• Direction
Type out the data exactly as given. Skip any image.

• Data segment
....

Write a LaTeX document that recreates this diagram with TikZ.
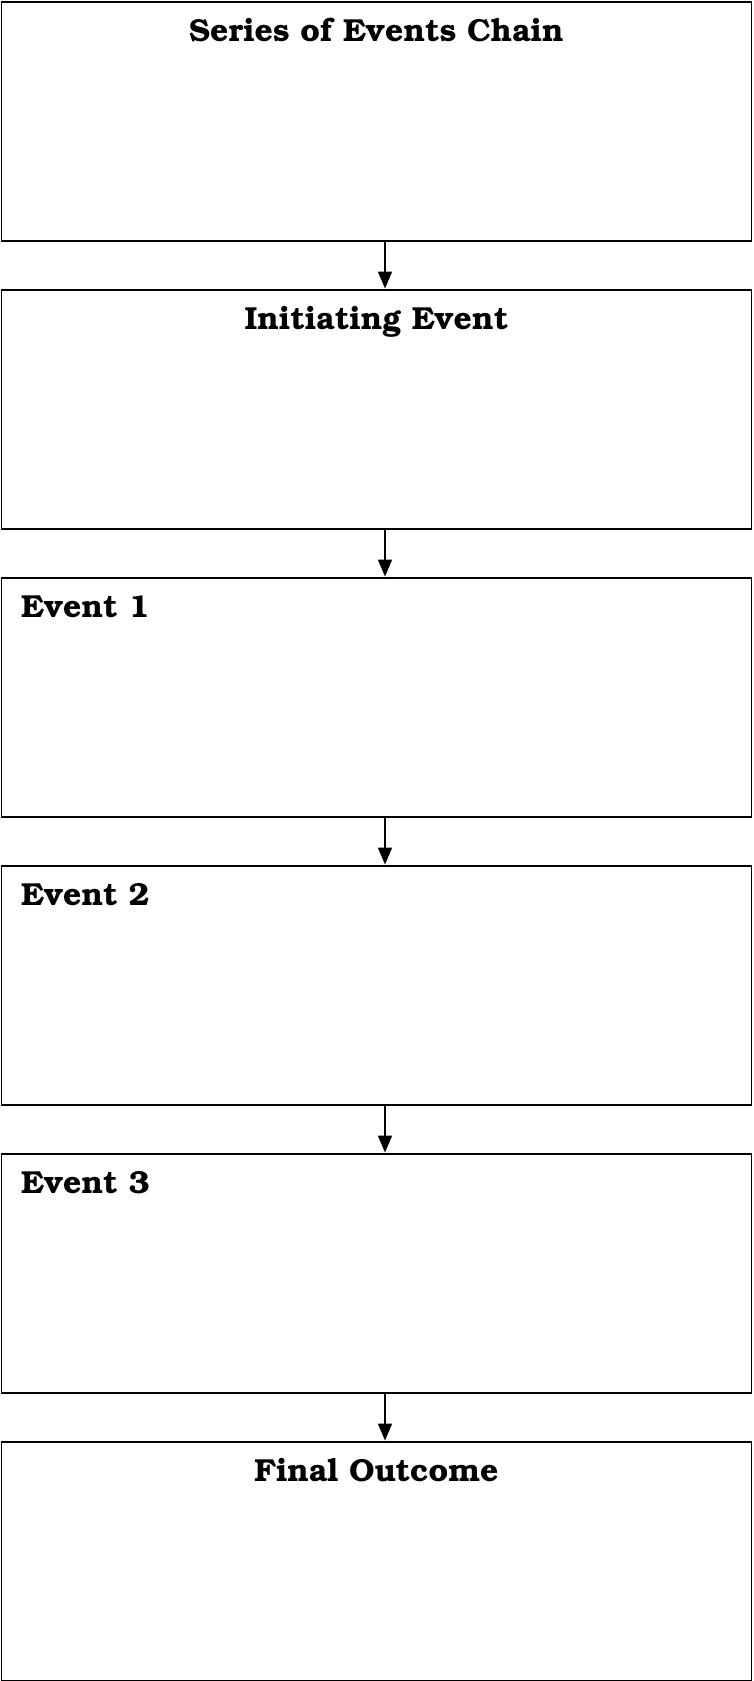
\documentclass[tikz,border=0pt]{standalone}
\usepackage[T1]{fontenc}
\usepackage{bookman}
\usetikzlibrary{arrows.meta,calc}
\tikzset{
  panel/.style={draw=black, line width=1.8pt, minimum width=750pt, minimum height=239pt, inner sep=0pt, anchor=north},
  ctitle/.style={anchor=base, inner sep=0pt, font=\fontsize{31.8}{36}\selectfont\bfseries},
  ltitle/.style={anchor=base west, inner sep=0pt, font=\fontsize{31.8}{36}\selectfont\bfseries},
  flow/.style={line width=1.6pt, -{Triangle[length=17pt,width=14pt]}, shorten >=0.5pt}
}
\begin{document}
\begin{tikzpicture}[x=1pt,y=1pt]
\useasboundingbox (0,0) rectangle (753,-1681);
\node[panel] (b1) at (376.5,-1) {};
\node[panel] (b2) at (376.5,-289) {};
\node[panel] (b3) at (376.5,-577) {};
\node[panel] (b4) at (376.5,-865) {};
\node[panel] (b5) at (376.5,-1153) {};
\node[panel] (b6) at (376.5,-1441) {};
\node[ctitle] (t1) at (376.5,-41) {Series of Events Chain};
\node[ctitle] (t2) at (376.5,-329) {Initiating Event};
\node[ltitle] (t3) at (21,-617) {Event 1};
\node[ltitle] (t4) at (21,-905) {Event 2};
\node[ltitle] (t5) at (21,-1193) {Event 3};
\node[ctitle] (t6) at (376.5,-1481) {Final Outcome};
\coordinate (ax) at (385,0);
\draw[flow] (b1.south -| ax) -- (b2.north -| ax);
\draw[flow] (b2.south -| ax) -- (b3.north -| ax);
\draw[flow] (b3.south -| ax) -- (b4.north -| ax);
\draw[flow] (b4.south -| ax) -- (b5.north -| ax);
\draw[flow] (b5.south -| ax) -- (b6.north -| ax);
\end{tikzpicture}
\end{document}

....

• Result of the task
Write a LaTeX document that recreates this diagram with TikZ.
\documentclass[tikz,border=0pt]{standalone}
\usepackage[T1]{fontenc}
\usepackage{bookman}
\usetikzlibrary{arrows.meta,calc}
\tikzset{
  panel/.style={draw=black, line width=1.8pt, minimum width=750pt, minimum height=239pt, inner sep=0pt, anchor=north},
  ctitle/.style={anchor=base, inner sep=0pt, font=\fontsize{31.8}{36}\selectfont\bfseries},
  ltitle/.style={anchor=base west, inner sep=0pt, font=\fontsize{31.8}{36}\selectfont\bfseries},
  flow/.style={line width=1.6pt, -{Triangle[length=17pt,width=14pt]}, shorten >=0.5pt}
}
\begin{document}
\begin{tikzpicture}[x=1pt,y=1pt]
\useasboundingbox (0,0) rectangle (753,-1681);
\node[panel] (b1) at (376.5,-1) {};
\node[panel] (b2) at (376.5,-289) {};
\node[panel] (b3) at (376.5,-577) {};
\node[panel] (b4) at (376.5,-865) {};
\node[panel] (b5) at (376.5,-1153) {};
\node[panel] (b6) at (376.5,-1441) {};
\node[ctitle] (t1) at (376.5,-41) {Series of Events Chain};
\node[ctitle] (t2) at (376.5,-329) {Initiating Event};
\node[ltitle] (t3) at (21,-617) {Event 1};
\node[ltitle] (t4) at (21,-905) {Event 2};
\node[ltitle] (t5) at (21,-1193) {Event 3};
\node[ctitle] (t6) at (376.5,-1481) {Final Outcome};
\coordinate (ax) at (385,0);
\draw[flow] (b1.south -| ax) -- (b2.north -| ax);
\draw[flow] (b2.south -| ax) -- (b3.north -| ax);
\draw[flow] (b3.south -| ax) -- (b4.north -| ax);
\draw[flow] (b4.south -| ax) -- (b5.north -| ax);
\draw[flow] (b5.south -| ax) -- (b6.north -| ax);
\end{tikzpicture}
\end{document}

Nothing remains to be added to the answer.